LE LEGAL PRIVILEGE ET LA DÉJUDICIARISATION

François Garnier affirme que, dans un contexte de globalisation des risques juridiques, les juristes français devraient pouvoir disposer du legal privilege, ne serait-ce que pour faciliter l’activité juridique interne au quotidien. « Le legal privilege permet de simplifier la gestion des attentes en interne, estime-t-il, et tout ce qui est de nature à libérer la parole et l’écrit est bon à prendre ». Il explique en effet que les communications avec un juriste qui ne dispose pas du legal privilege peuvent être plus complexes et qu’il faut prévoir une structure adaptée. « Il arrive fréquemment qu’on ne me dise les choses qu’à l’oral » , reconnaît-il.
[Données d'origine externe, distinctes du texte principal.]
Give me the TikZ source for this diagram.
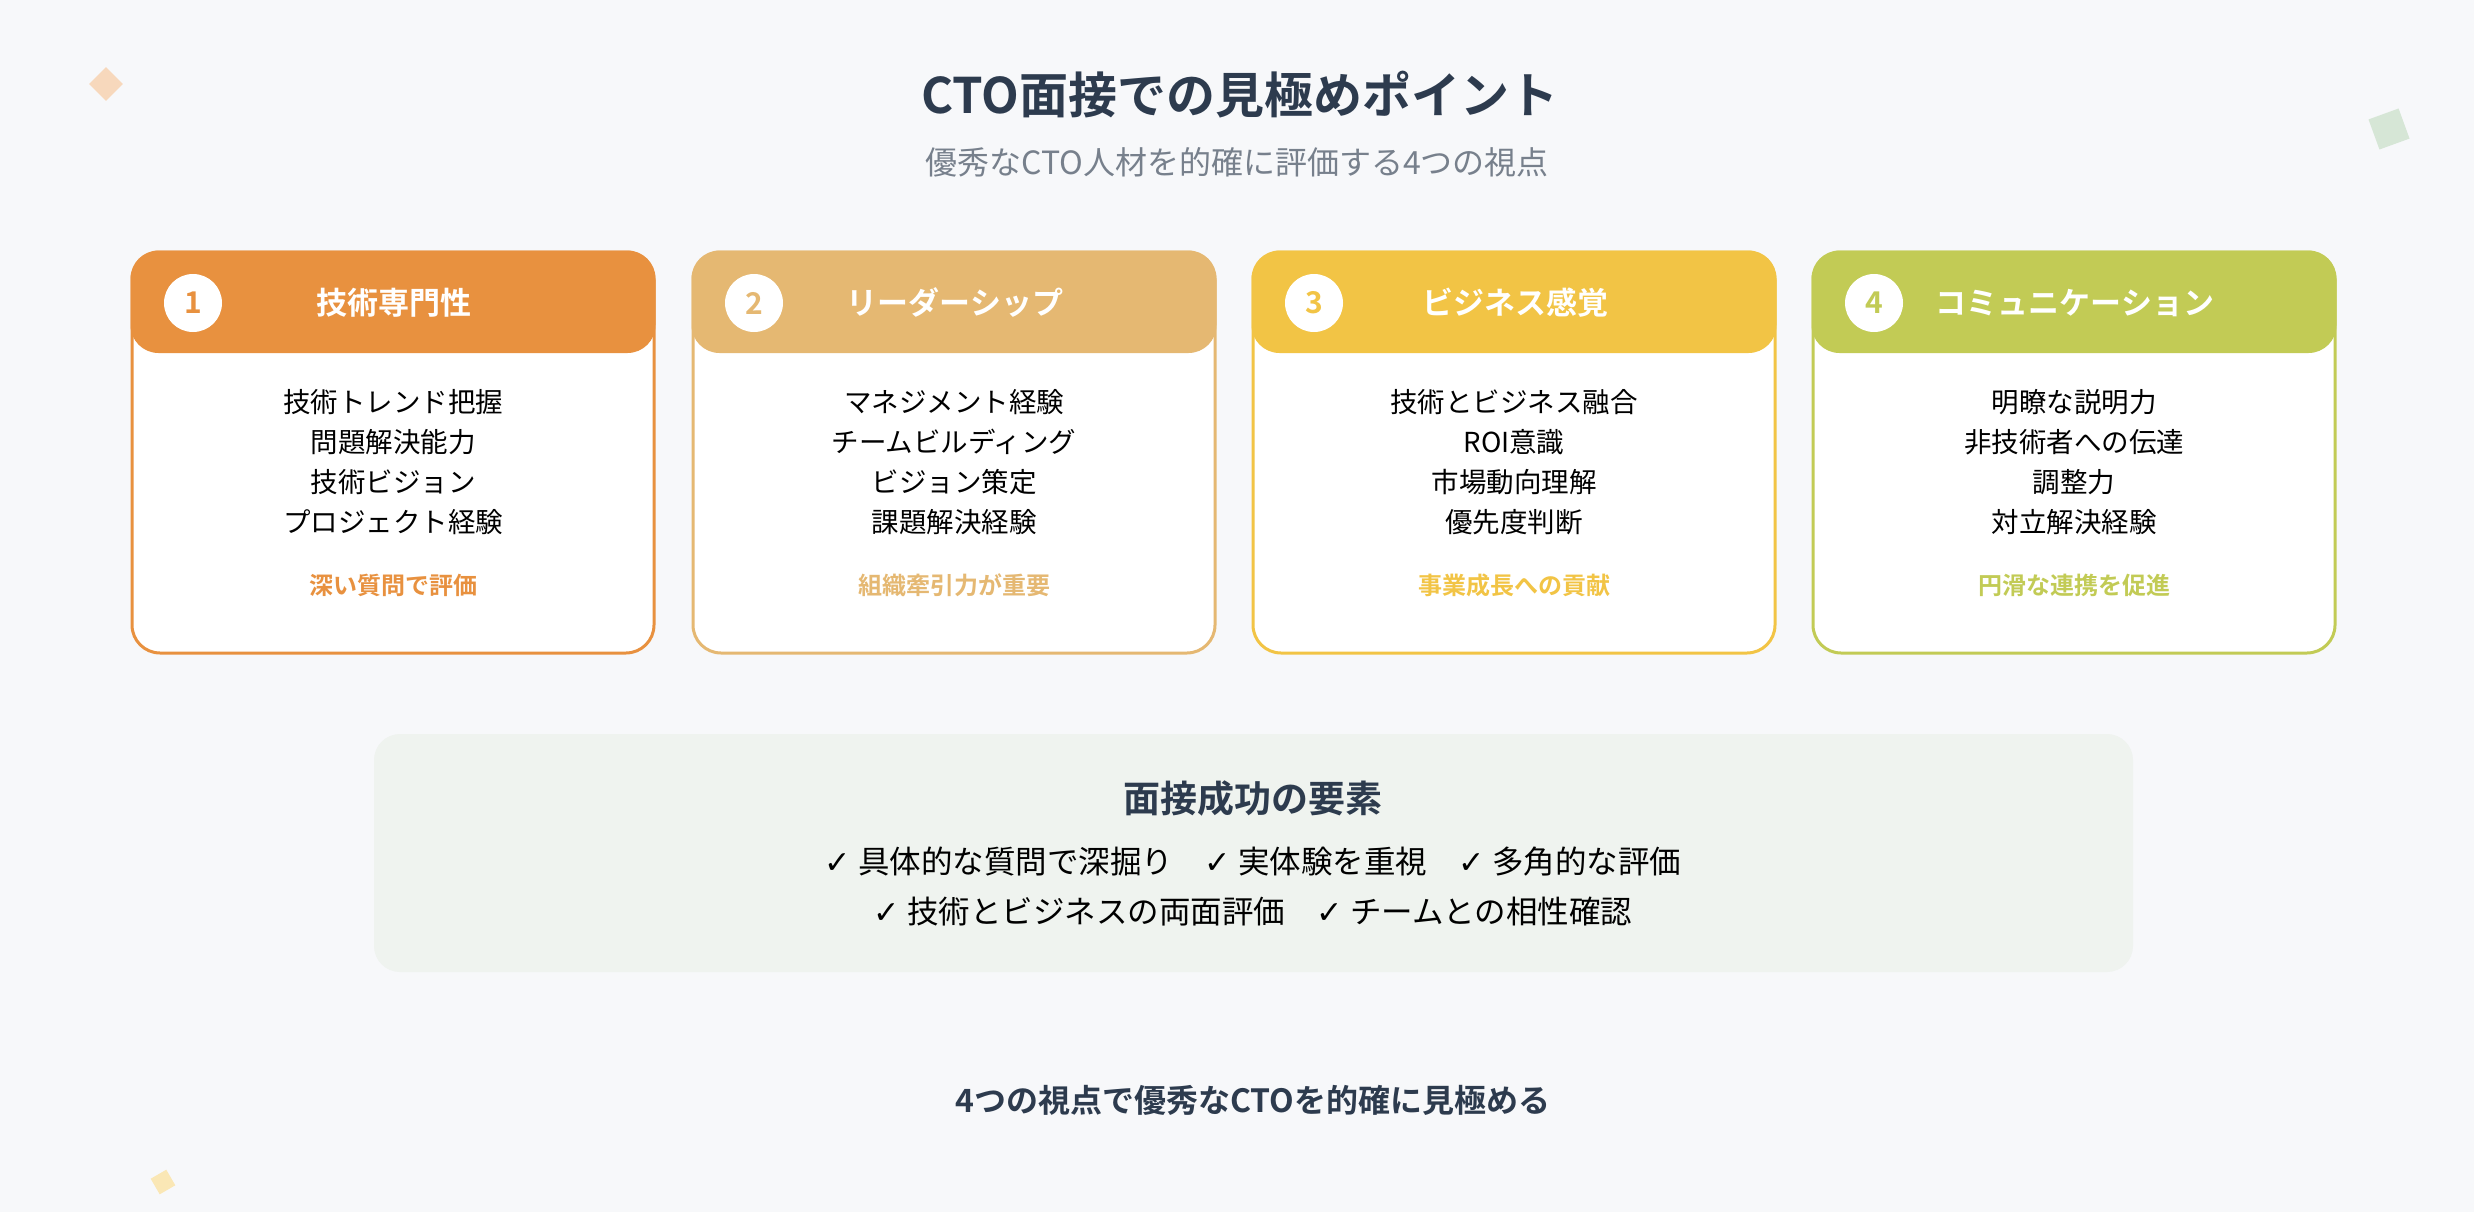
\documentclass[tikz,border=0pt]{standalone}
\usepackage{fontspec}
\setmainfont{Noto Sans CJK JP}
\newfontfamily\jpb{Noto Sans CJK JP Bold}
\newfontfamily\dv{DejaVu Sans}
\definecolor{bg}{HTML}{F7F8FA}
\definecolor{ink}{HTML}{2D3B4E}
\definecolor{cA}{HTML}{E8913F}
\definecolor{cB}{HTML}{E5B872}
\definecolor{cC}{HTML}{F2C445}
\definecolor{cD}{HTML}{C2CB55}
\definecolor{panel}{HTML}{EFF3EF}
\definecolor{decoG}{HTML}{D6E6D6}
\tikzset{
 card/.style={draw=#1,line width=3pt,fill=white,rounded corners=28pt},
 head/.style={fill=#1,rounded corners=28pt},
 numc/.style={circle,fill=white,minimum size=58pt,inner sep=0pt,text=#1,font=\jpb\fontsize{30}{30}\selectfont},
 htitle/.style={text=white,font=\jpb\fontsize{31}{31}\selectfont},
 item/.style={text=black,font=\fontsize{27.5}{40}\selectfont,align=center},
 foot/.style={text=#1,font=\jpb\fontsize{24}{24}\selectfont}
}
\begin{document}
\begin{tikzpicture}[x=1pt,y=-1pt]
\fill[bg] (0,0) rectangle (2474,1212);
\useasboundingbox (0,0) rectangle (2474,1212);
\fill[cA!35,rotate around={45:(106,84)}] (94,72) rectangle (118,96);
\fill[decoG,rotate around={20:(2389,129)}] (2373,113) rectangle (2405,145);
\fill[cC!40,rotate around={30:(163,1182)}] (154,1173) rectangle (172,1191);
\node[text=ink,font=\jpb\fontsize{49}{49}\selectfont] (title) at (1240,95) {CTO面接での見極めポイント};
\node[text=ink!65,font=\fontsize{32}{32}\selectfont] (sub) at (1237,162) {優秀なCTO人材を的確に評価する4つの視点};
\foreach \i/\x/\c/\h/\a/\b/\cc/\d/\f in {
 1/132/cA/技術専門性/技術トレンド把握/問題解決能力/技術ビジョン/プロジェクト経験/深い質問で評価,
 2/693/cB/リーダーシップ/マネジメント経験/チームビルディング/ビジョン策定/課題解決経験/組織牽引力が重要,
 3/1253/cC/ビジネス感覚/技術とビジネス融合/ROI意識/市場動向理解/優先度判断/事業成長への貢献,
 4/1813/cD/コミュニケーション/明瞭な説明力/非技術者への伝達/調整力/対立解決経験/円滑な連携を促進}{
 \draw[card=\c] (\x,252) rectangle ++(522,401);
 \fill[head=\c] (\x-1.5,250.5) rectangle ++(525,102.5);
 \node[numc=\c] (n\i) at (\x+61,303) {\i};
 \node[htitle] (h\i) at (\x+262,303) {\h};
 \node[item] (it\i) at (\x+261,462) {\a\\\b\\\cc\\\d};
 \node[foot=\c] (f\i) at (\x+261,585) {\f};
}
\fill[panel,rounded corners=26pt] (374,734) rectangle (2133,972);
\node[text=ink,font=\jpb\fontsize{37}{37}\selectfont] (pt) at (1253,798) {面接成功の要素};
\node[text=black,font=\fontsize{31.5}{31.5}\selectfont] (l1) at (1253,862) {{\dv ✓} 具体的な質問で深掘り\quad{\dv ✓} 実体験を重視\quad{\dv ✓} 多角的な評価};
\node[text=black,font=\fontsize{31.5}{31.5}\selectfont] (l2) at (1253,912) {{\dv ✓} 技術とビジネスの両面評価\quad{\dv ✓} チームとの相性確認};
\node[text=ink,font=\jpb\fontsize{32}{32}\selectfont] (bt) at (1253,1100) {4つの視点で優秀なCTOを的確に見極める};
\end{tikzpicture}
\end{document}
Vonnick Le Guillou constate également que, pour sécuriser leurs échanges, les entreprises françaises mettent un avocat dans la boucle de manière un peu artificielle. Par-delà l’aspect stratégique du mécanisme, le general counsel d’Ipsen tempère néanmoins un peu son utilité pratique eu égard à l’essor de la conformité, de l’autorégulation et de la justice négociée. « Les entreprises françaises ont réussi à faire sans pendant toutes ces années, après tout », observet- il. Il établit une différence entre le legal privilege dans le cadre d’un contentieux civil et celui dans le contexte d’une enquête menée par une autorité de régulation. « Dans le premier cas, il peut être très utile. Dans l’autre, pas du tout », indique-t-il. « Lorsqu’un groupe est dans le viseur d’une autorité de régulation, le legal privilege n’est d’aucun secours », glisse un autre juriste interrogé. Et dans le cadre d’une négociation avec une autorité de poursuite, les entreprises sont fortement incitées à la transparence. Dans ce contexte, opposer le legal privilege pourrait, sans doute, être considéré comme problématique au regard de la bonne foi et de la loyauté exigées pour bénéficier d’une certaine clémence. « Dans les faits, lorsque vous êtes poursuivi par le DoJ, vous devez absolument tout donner », indique un directeur juridique sous couvert d’anonymat.